A plodding beat and an acoustic guitar make way for perhaps the LP’s most memorable lyric: “God died today.” Synths wash in and, a minute into the song, the full band launches into the sort of stratospheric, cathartic chorus that made songs like “The Frankest Sighs, the Deepest Shadows” and “Say Yes to Life” fan favorites. It helps, too, that Le’aupepe, always a more-than-capable vocalist, is clearly just showing off in the song’s hook, soaring into a gorgeous falsetto. Sampled choirs harmonize in the song’s jam-packed bridge over buzzing synths. Go Father in Lightness was a maximalist effort, one on which Gang of Youths threw every ounce of their creative selves into the mix; angel in realtime is almost overstuffed, crammed with so many sounds and quirks and samples that the whole thing feels nearly overwhelming. It goes down so easily, though, that every listen merely peels back another layer.

Still, there are songs on angel in realtime that are a bit more traditional in their structure. The first song the band ever released from angel in realtime, well before it was announced – before total serene had even been announced – was the rollicking rock-and-roller “the angel of 8th ave.” The song’s got the same driving energy as tracks like “What Can I Do If the Fire Goes Out?” off Go Father in Lightness, the closest to Springsteenian grandeur the band gets on this kaleidoscopic record. The album’s got its subtler moments, too, though, tucked away on the back end. Slotted in between “spirit boy” and “forbearance” is the simple, piano-based “brothers,” the most straightforward track on angel in realtime, both lyrically and musically. With no more accompaniment than a catchy, repetitive piano line, Le’aupepe explains the familial revelations that inspired the record’s narrative, introducing the listener one by one to each of his siblings. It’s a moment that, while less immediately captivating than the more jubilant songs on the album, help ground the whole thing and allow for some time for the listener to catch their breath. It’s buoyed, too, by a deceptively catchy melody.

The penultimate “hand of god” serves a similar role, allowing for a brief comedown after the high of “the man himself” before it flows into the seven-minute “goal of the century.” It has the solemnity of a hymn, anchored by its staggered chorus of “halle-, hallelu-, hallelujah,” and driven home by the choir that echoes the chorus the final time it’s sung.
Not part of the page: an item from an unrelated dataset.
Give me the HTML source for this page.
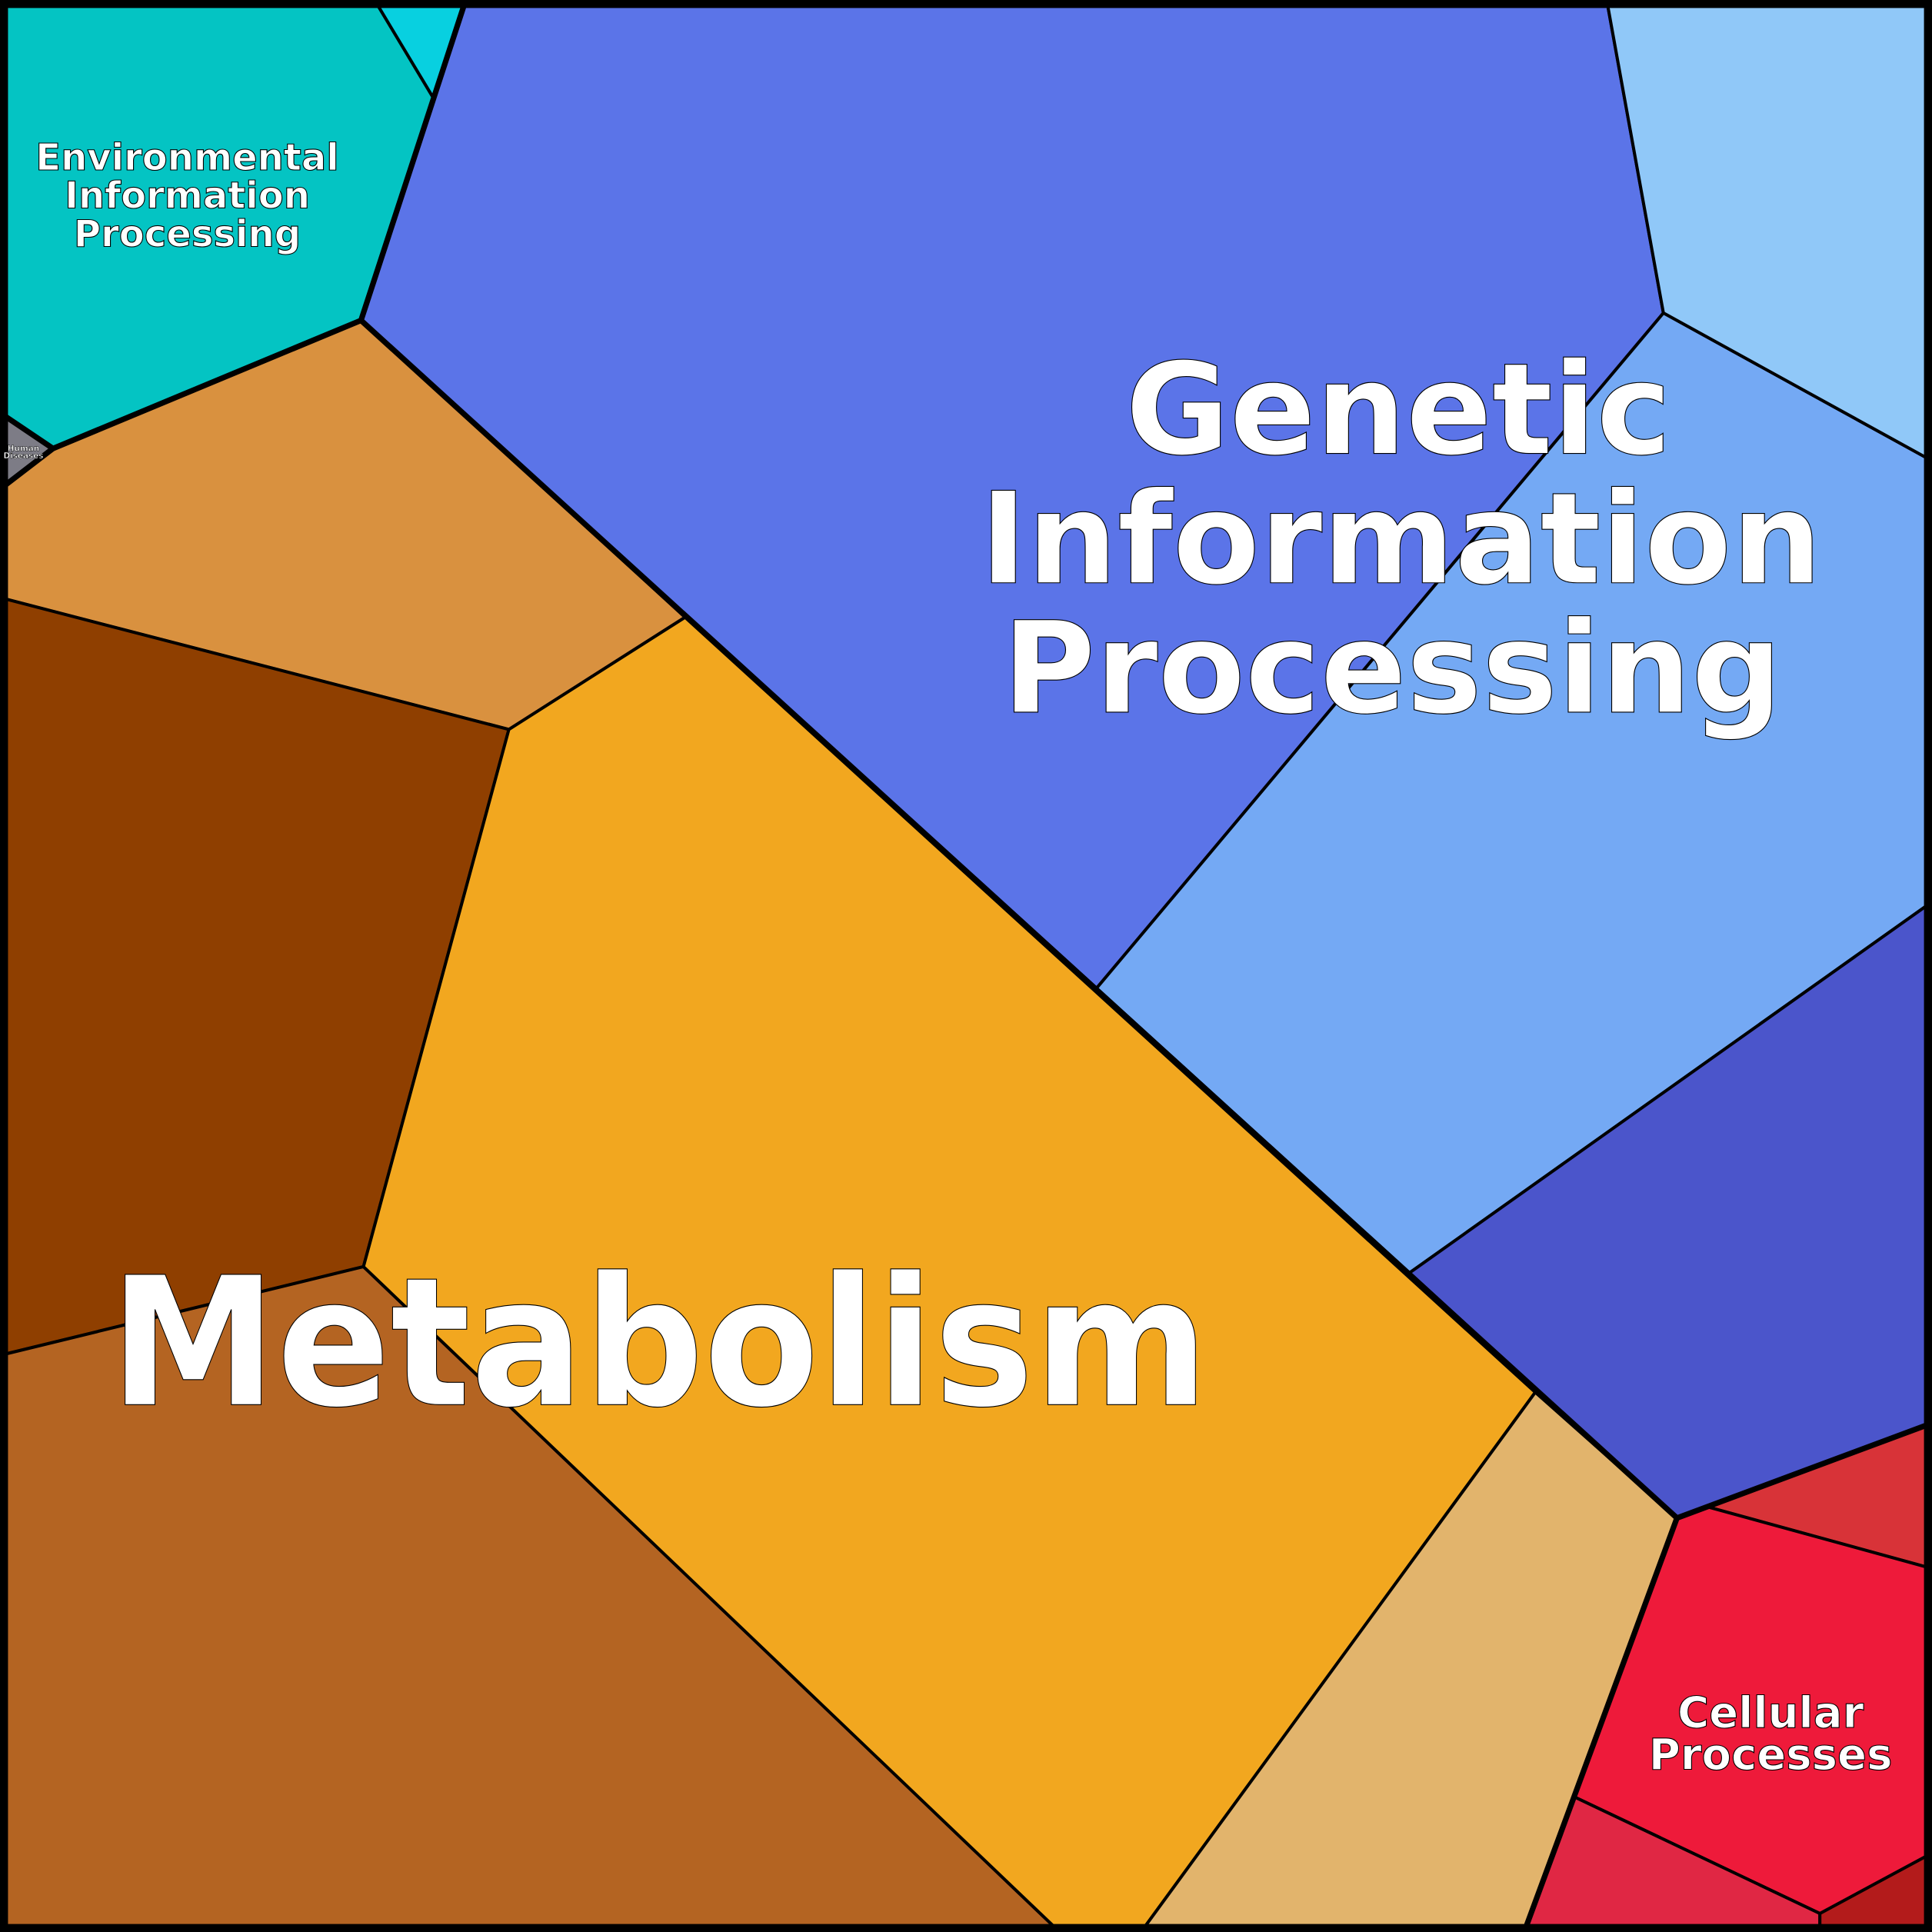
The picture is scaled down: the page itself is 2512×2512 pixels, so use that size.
<!DOCTYPE html>
<html><head><meta charset="utf-8"><style>html,body{margin:0;padding:0;background:#fff}svg{display:block}</style></head>
<body>
<svg width="2512" height="2512" viewBox="0 0 1568 1568" xmlns="http://www.w3.org/2000/svg">
<g stroke="#000" stroke-width="2.5" stroke-linejoin="round">
<polygon fill="#04C4C3" points="0,0 304,0 352,80 293,260 43,364 0,335"/>
<polygon fill="#08D0E0" points="304,0 378,0 352,80"/>
<polygon fill="#7D7C86" points="0,335 43,364 0,397"/>
<polygon fill="#D9913F" points="0,397 43,364 293,260 556,501 413,592 0,485"/>
<polygon fill="#8F3F00" points="0,485 413,592 295,1028 0,1100"/>
<polygon fill="#B46422" points="0,1100 295,1028 860,1568 0,1568"/>
<polygon fill="#F2A71F" points="413,592 556,501 1246,1130 926,1568 860,1568 295,1028"/>
<polygon fill="#E2B46C" points="926,1568 1246,1130 1361,1232 1237,1568"/>
<polygon fill="#5B74E8" points="378,0 1304,0 1350,254 890,802 293,260 352,80"/>
<polygon fill="#74A9F4" points="890,802 1350,254 1568,374 1568,732 1144,1033"/>
<polygon fill="#90C8F8" points="1304,0 1568,0 1568,374 1350,254"/>
<polygon fill="#4B55CB" points="1144,1033 1568,732 1568,1155 1361,1232"/>
<polygon fill="#D83338" points="1386,1223 1568,1155 1568,1273"/>
<polygon fill="#EE1A3A" points="1361,1232 1386,1223 1568,1273 1568,1504 1477,1553 1277,1458"/>
<polygon fill="#E02744" points="1277,1458 1477,1553 1477,1568 1237,1568"/>
<polygon fill="#B31B1B" points="1477,1553 1568,1504 1568,1568 1477,1568"/>
</g>
<g stroke="#000" stroke-width="4.5" fill="none" stroke-linejoin="round" stroke-linecap="round">
<polyline points="378,0 293,260 1361,1232 1568,1155"/>
<polyline points="1361,1232 1237,1568"/>
<polyline points="0,335 43,364 293,260"/>
<polyline points="0,397 43,364"/>
</g>
<rect x="3" y="3" width="1562" height="1562" fill="none" stroke="#000" stroke-width="7"/>
<g font-family="'DejaVu Sans','Liberation Sans',sans-serif" font-weight="bold" fill="#fff" stroke="#000" stroke-width="0.7" text-anchor="middle">
<text x="152" y="138" font-size="30">Environmental</text>
<text x="152" y="169" font-size="30">Information</text>
<text x="152" y="200" font-size="30">Processing</text>
<text x="1135" y="368" font-size="103">Genetic</text>
<text x="1137" y="473" font-size="103">Information</text>
<text x="1130" y="578" font-size="103">Processing</text>
<text x="535" y="1140" font-size="145" textLength="892" lengthAdjust="spacingAndGlyphs">Metabolism</text>
<text x="1437" y="1402" font-size="35">Cellular</text>
<text x="1437" y="1436" font-size="35">Processes</text>
<text x="19" y="366" font-size="6.5" stroke-width="0.3">Human</text>
<text x="19" y="372" font-size="6.5" stroke-width="0.3">Diseases</text>
</g>
</svg>
</body></html>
The closing “goal of the century,” for its first minute, seems to pick up that thread before piano is drowned out by samples, beats, and strings. “Say Yes to Life” closed out the band’s last full-length with their most triumphant and self-assured song from a lyrical perspective; “goal of the century” is, undoubtedly, the band’s most celebratory track on a musical level. At the end of such a dense album, musically and lyrically, “goal of the century” is a letting go of all that weight. “You wanna live in the open,” Le’aupepe croons at the apex of the track; if angel in realtime is any proof, Gang of Youths are living in the open, and they’re reveling in the freedom of it. Not only is angel in realtime the best album of the band’s career, an album fully realized and fully human, it’s also one of the most creative, most heartfelt, and most moving albums in memory.